Directions >> Pictures do not belong in your copy. Repeat all the other data exactly.
Start of Source material
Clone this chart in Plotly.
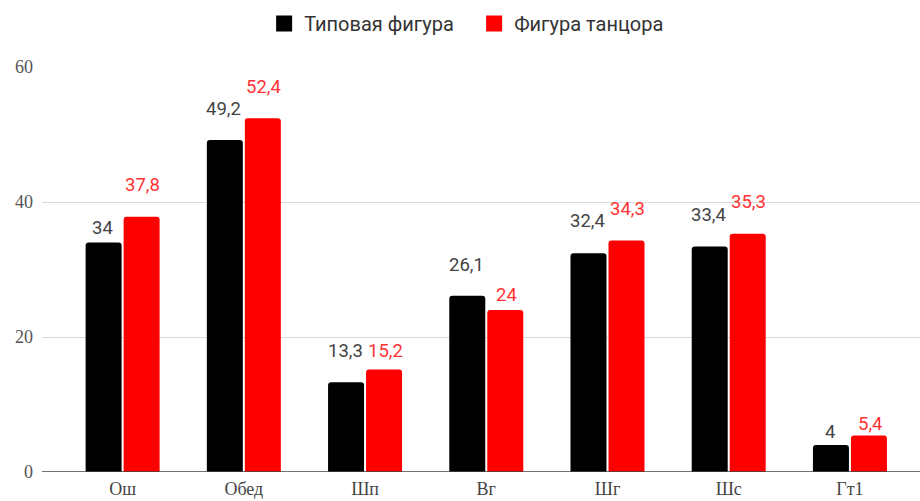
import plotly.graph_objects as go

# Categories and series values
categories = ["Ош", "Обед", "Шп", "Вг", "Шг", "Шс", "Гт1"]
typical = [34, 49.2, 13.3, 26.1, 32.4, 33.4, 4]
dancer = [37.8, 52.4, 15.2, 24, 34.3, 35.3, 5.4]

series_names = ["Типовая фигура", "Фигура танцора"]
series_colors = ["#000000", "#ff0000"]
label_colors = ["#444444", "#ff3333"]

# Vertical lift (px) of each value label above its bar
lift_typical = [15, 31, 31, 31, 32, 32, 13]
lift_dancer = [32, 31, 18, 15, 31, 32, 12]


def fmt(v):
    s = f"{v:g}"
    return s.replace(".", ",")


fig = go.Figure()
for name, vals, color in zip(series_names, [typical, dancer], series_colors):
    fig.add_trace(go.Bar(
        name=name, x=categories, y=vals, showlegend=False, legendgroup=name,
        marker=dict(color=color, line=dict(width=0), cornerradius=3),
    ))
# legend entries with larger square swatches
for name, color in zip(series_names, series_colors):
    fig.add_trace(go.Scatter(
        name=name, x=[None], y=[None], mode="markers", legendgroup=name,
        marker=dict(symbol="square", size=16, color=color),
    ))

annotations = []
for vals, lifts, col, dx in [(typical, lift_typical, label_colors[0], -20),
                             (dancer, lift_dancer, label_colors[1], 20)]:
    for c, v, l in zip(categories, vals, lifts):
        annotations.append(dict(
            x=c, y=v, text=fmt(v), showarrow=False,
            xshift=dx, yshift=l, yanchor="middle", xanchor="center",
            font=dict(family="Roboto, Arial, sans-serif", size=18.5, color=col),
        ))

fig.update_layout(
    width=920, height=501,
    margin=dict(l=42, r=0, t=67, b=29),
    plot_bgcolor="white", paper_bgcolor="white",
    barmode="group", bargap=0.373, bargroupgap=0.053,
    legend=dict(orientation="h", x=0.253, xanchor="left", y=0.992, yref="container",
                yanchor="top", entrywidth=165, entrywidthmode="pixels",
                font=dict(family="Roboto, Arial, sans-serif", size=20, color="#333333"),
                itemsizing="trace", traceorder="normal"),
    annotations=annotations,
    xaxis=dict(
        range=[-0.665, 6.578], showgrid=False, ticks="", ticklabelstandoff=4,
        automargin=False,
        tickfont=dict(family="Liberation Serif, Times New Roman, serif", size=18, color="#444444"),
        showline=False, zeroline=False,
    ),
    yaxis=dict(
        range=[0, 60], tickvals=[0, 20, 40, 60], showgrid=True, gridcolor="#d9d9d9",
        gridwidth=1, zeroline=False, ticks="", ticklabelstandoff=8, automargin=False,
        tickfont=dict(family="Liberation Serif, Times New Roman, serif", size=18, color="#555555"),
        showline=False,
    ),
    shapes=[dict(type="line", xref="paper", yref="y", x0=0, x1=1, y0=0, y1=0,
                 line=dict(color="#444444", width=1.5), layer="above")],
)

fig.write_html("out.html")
End of Source material
Written response >>
Clone this chart in Plotly.
import plotly.graph_objects as go

# Categories and series values
categories = ["Ош", "Обед", "Шп", "Вг", "Шг", "Шс", "Гт1"]
typical = [34, 49.2, 13.3, 26.1, 32.4, 33.4, 4]
dancer = [37.8, 52.4, 15.2, 24, 34.3, 35.3, 5.4]

series_names = ["Типовая фигура", "Фигура танцора"]
series_colors = ["#000000", "#ff0000"]
label_colors = ["#444444", "#ff3333"]

# Vertical lift (px) of each value label above its bar
lift_typical = [15, 31, 31, 31, 32, 32, 13]
lift_dancer = [32, 31, 18, 15, 31, 32, 12]


def fmt(v):
    s = f"{v:g}"
    return s.replace(".", ",")


fig = go.Figure()
for name, vals, color in zip(series_names, [typical, dancer], series_colors):
    fig.add_trace(go.Bar(
        name=name, x=categories, y=vals, showlegend=False, legendgroup=name,
        marker=dict(color=color, line=dict(width=0), cornerradius=3),
    ))
# legend entries with larger square swatches
for name, color in zip(series_names, series_colors):
    fig.add_trace(go.Scatter(
        name=name, x=[None], y=[None], mode="markers", legendgroup=name,
        marker=dict(symbol="square", size=16, color=color),
    ))

annotations = []
for vals, lifts, col, dx in [(typical, lift_typical, label_colors[0], -20),
                             (dancer, lift_dancer, label_colors[1], 20)]:
    for c, v, l in zip(categories, vals, lifts):
        annotations.append(dict(
            x=c, y=v, text=fmt(v), showarrow=False,
            xshift=dx, yshift=l, yanchor="middle", xanchor="center",
            font=dict(family="Roboto, Arial, sans-serif", size=18.5, color=col),
        ))

fig.update_layout(
    width=920, height=501,
    margin=dict(l=42, r=0, t=67, b=29),
    plot_bgcolor="white", paper_bgcolor="white",
    barmode="group", bargap=0.373, bargroupgap=0.053,
    legend=dict(orientation="h", x=0.253, xanchor="left", y=0.992, yref="container",
                yanchor="top", entrywidth=165, entrywidthmode="pixels",
                font=dict(family="Roboto, Arial, sans-serif", size=20, color="#333333"),
                itemsizing="trace", traceorder="normal"),
    annotations=annotations,
    xaxis=dict(
        range=[-0.665, 6.578], showgrid=False, ticks="", ticklabelstandoff=4,
        automargin=False,
        tickfont=dict(family="Liberation Serif, Times New Roman, serif", size=18, color="#444444"),
        showline=False, zeroline=False,
    ),
    yaxis=dict(
        range=[0, 60], tickvals=[0, 20, 40, 60], showgrid=True, gridcolor="#d9d9d9",
        gridwidth=1, zeroline=False, ticks="", ticklabelstandoff=8, automargin=False,
        tickfont=dict(family="Liberation Serif, Times New Roman, serif", size=18, color="#555555"),
        showline=False,
    ),
    shapes=[dict(type="line", xref="paper", yref="y", x0=0, x1=1, y0=0, y1=0,
                 line=dict(color="#444444", width=1.5), layer="above")],
)

fig.write_html("out.html")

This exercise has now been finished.